A thorough investigation of the scene of former Fakiegrind headquarters came up with no bodies. We are worried about the possibility of zombie-reanimation on the part of Xister, who is still at large and in possession of Dr. Flavour's time machine.

It is believed that Xister is continuing his campaign to take over the world, despite being blinded recently in a run-in with a group of cannibal dwarves from the Negative/Neutral zone.

Flatlander, it seems, is still making postings on Fakiegrind from beyond the grave, somehow manipulating the ether-waves of the internet to leave reports about the afterlife for his readers.

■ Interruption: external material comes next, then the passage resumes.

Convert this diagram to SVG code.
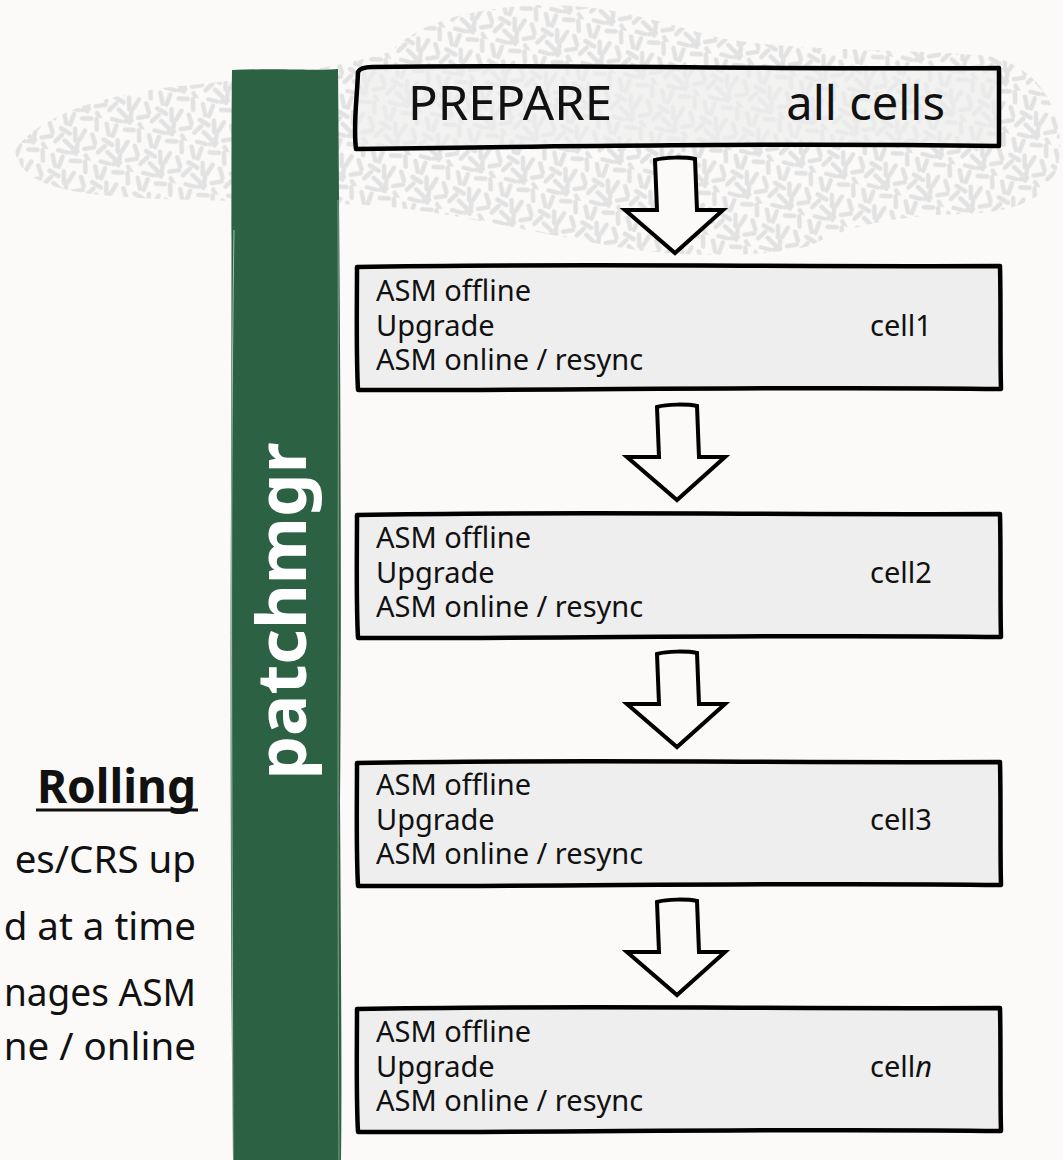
<svg xmlns="http://www.w3.org/2000/svg" width="1063" height="1160" viewBox="0 0 1063 1160">
  <style>
    .box { fill: #eeeeee; stroke: #000; stroke-width: 4.5; stroke-linejoin: round; }
    .arrow { fill: #fbfaf9; stroke: #000; stroke-width: 4; stroke-linejoin: miter; }
    .cell { font-family: "Noto Sans", "Open Sans", sans-serif; font-size: 29px; fill: #111; }
    .side { font-family: "Noto Sans", "Open Sans", sans-serif; font-size: 38.5px; fill: #111; text-anchor: end; }
  </style>
  <defs>
    <pattern id="squiggle" width="44" height="44" patternUnits="userSpaceOnUse" patternTransform="rotate(15)">
      <path d="M3 4 l5 10 M13 3 l-1 11 M22 5 l9 -2 M36 2 l3 10 M4 20 l10 3 M18 17 l3 11 M28 16 l-3 10 M36 18 l5 8 M2 34 l5 -8 M11 31 l9 5 M24 30 l1 11 M32 34 l9 -4 M7 42 l9 0 M20 41 l6 -3 M35 40 l4 4" fill="none" stroke="#e2e2e2" stroke-width="4.5" stroke-linecap="round"/>
    </pattern>
    <path id="cellbox" d="M1,3 C200,-1 420,3 644,2 C645,40 644,90 645,125 C430,122 200,127 2,126 C0,90 1,40 1,3 Z"/>
    <path id="downarrow" d="M-20,2 C-10,-1 10,-1 20,1 L22,52 L48,52 L0,95 L-50,52 L-18,52 Z"/>
  </defs>

  <!-- page -->
  <rect width="1063" height="1160" fill="#fbfaf9"/>

  <!-- textured backdrop behind the header -->
  <path d="M15,150 C40,115 100,95 180,86 C260,78 330,70 390,52 C420,22 470,8 540,5 C610,4 660,22 720,38 C800,52 900,48 990,56 C1040,68 1062,110 1060,150 C1058,192 1030,212 960,214 C900,216 850,224 810,246 C760,258 680,258 610,246 C530,232 450,212 380,206 C300,200 220,202 140,198 C70,194 20,186 15,150 Z" fill="url(#squiggle)"/>

  <!-- patchmgr bar -->
  <g id="patchmgr">
    <path d="M232,70 C280,68 320,71 338,69 C340,300 342,600 340,800 C341,950 342,1100 341,1160 L233,1160 C231,1000 230,700 231,500 C232,300 231,150 232,70 Z" fill="#2c6243"/>
    <path d="M234,230 C230,500 232,800 233,1160" fill="none" stroke="#ffffff" stroke-opacity="0.6" stroke-width="1"/>
    <path d="M338,200 C339,500 337,800 339,1160" fill="none" stroke="#ffffff" stroke-opacity="0.4" stroke-width="1"/>
    <text transform="translate(306,611) rotate(-90)" text-anchor="middle" font-family="'Noto Sans', 'Open Sans', sans-serif" font-weight="bold" font-size="69" fill="#ffffff">patchmgr</text>
  </g>

  <!-- connectors -->
  <g id="connectors">
    <use href="#downarrow" class="arrow" transform="translate(675,158)"/>
    <use href="#downarrow" class="arrow" transform="translate(677,405)"/>
    <use href="#downarrow" class="arrow" transform="translate(677,652)"/>
    <use href="#downarrow" class="arrow" transform="translate(677,900)"/>
  </g>

  <!-- prepare step -->
  <g id="prepare">
    <path d="M358,72 C360,68 365,67 372,67 C560,64 780,70 999,68 L999,146 C780,143 560,146 356,149 C353,125 357,100 358,72 Z" fill="#eeeeee" fill-opacity="0.7" stroke="#000" stroke-width="4.5" stroke-linejoin="round"/>
    <text x="408" y="120" font-family="'Noto Sans', 'Open Sans', sans-serif" font-size="47" fill="#111" textLength="204" lengthAdjust="spacingAndGlyphs">PREPARE</text>
    <text x="945" y="120" text-anchor="end" font-family="'Noto Sans', 'Open Sans', sans-serif" font-size="47" fill="#111">all cells</text>
  </g>

  <!-- per-cell steps -->
  <g id="cell1" transform="translate(356,264)">
    <use href="#cellbox" class="box"/>
    <text class="cell" x="20" y="37">ASM offline</text>
    <text class="cell" x="20" y="72">Upgrade</text>
    <text class="cell" x="20" y="106">ASM online / resync</text>
    <text class="cell" x="514" y="72">cell1</text>
  </g>
  <g id="cell2" transform="translate(356,512)">
    <use href="#cellbox" class="box"/>
    <text class="cell" x="20" y="36">ASM offline</text>
    <text class="cell" x="20" y="71">Upgrade</text>
    <text class="cell" x="20" y="105">ASM online / resync</text>
    <text class="cell" x="514" y="71">cell2</text>
  </g>
  <g id="cell3" transform="translate(356,760)">
    <use href="#cellbox" class="box"/>
    <text class="cell" x="20" y="35">ASM offline</text>
    <text class="cell" x="20" y="70">Upgrade</text>
    <text class="cell" x="20" y="104">ASM online / resync</text>
    <text class="cell" x="514" y="70">cell3</text>
  </g>
  <g id="celln" transform="translate(356,1006)">
    <use href="#cellbox" class="box"/>
    <text class="cell" x="20" y="36">ASM offline</text>
    <text class="cell" x="20" y="71">Upgrade</text>
    <text class="cell" x="20" y="105">ASM online / resync</text>
    <text class="cell" x="514" y="71">cell<tspan font-style="italic">n</tspan></text>
  </g>

  <!-- rolling notes -->
  <g id="rolling">
    <text x="196" y="803" text-anchor="end" font-family="'Noto Sans', 'Open Sans', sans-serif" font-weight="bold" font-size="46" fill="#111">Rolling</text>
    <line x1="36" y1="810" x2="198" y2="810" stroke="#111" stroke-width="3"/>
    <text class="side" x="196" y="873">es/CRS up</text>
    <text class="side" x="196" y="940">d at a time</text>
    <text class="side" x="196" y="1006" textLength="192" lengthAdjust="spacingAndGlyphs">nages ASM</text>
    <text class="side" x="196" y="1060">ne / online</text>
  </g>
</svg>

The only other piece of evidence we could gather from the crime scene was a curious paperback that somehow escaped the devastation that may have occurred when one of Maskatron's plutonium fuel cells exploded:


The book contains plot summaries for some of "the Schlockiest Sci-fi in the Galaxy"--basically, a bunch of B-movies from the 1980s. It could be that this was the tome referred to as the Book of Oldness, from which Flatlander seems to have adapted many of the plots featured on his fantastical blog.

Thursday, December 15, 2005

Casefile: X00-18775-NI77P

Fakiegrind Debriefing

I really enjoyed reading Fakiegrind. It was one of the few Canadian blogs that took seriously the treat of bionic super-robots and leagues of evil hypnotists. I am very sad that I didn't make it to the scene in time to save Flatlander and his friends from destruction. I am considering hunting down the one known as Xister and wreaking vengance, or at least serving him a summons to appear before the World Hypnotists Tribunal.

First, though, there is all the paperwork to complete--endless paperwork. Then there's the charity ball, and the new Corner Gas to many things! It's hard being an aging superhero.

Well, in the immortal words of Flatlander, as they are emblazoned on the great Ziggurat erected by Q*bert over the ruins of Fakie Central, Stay old!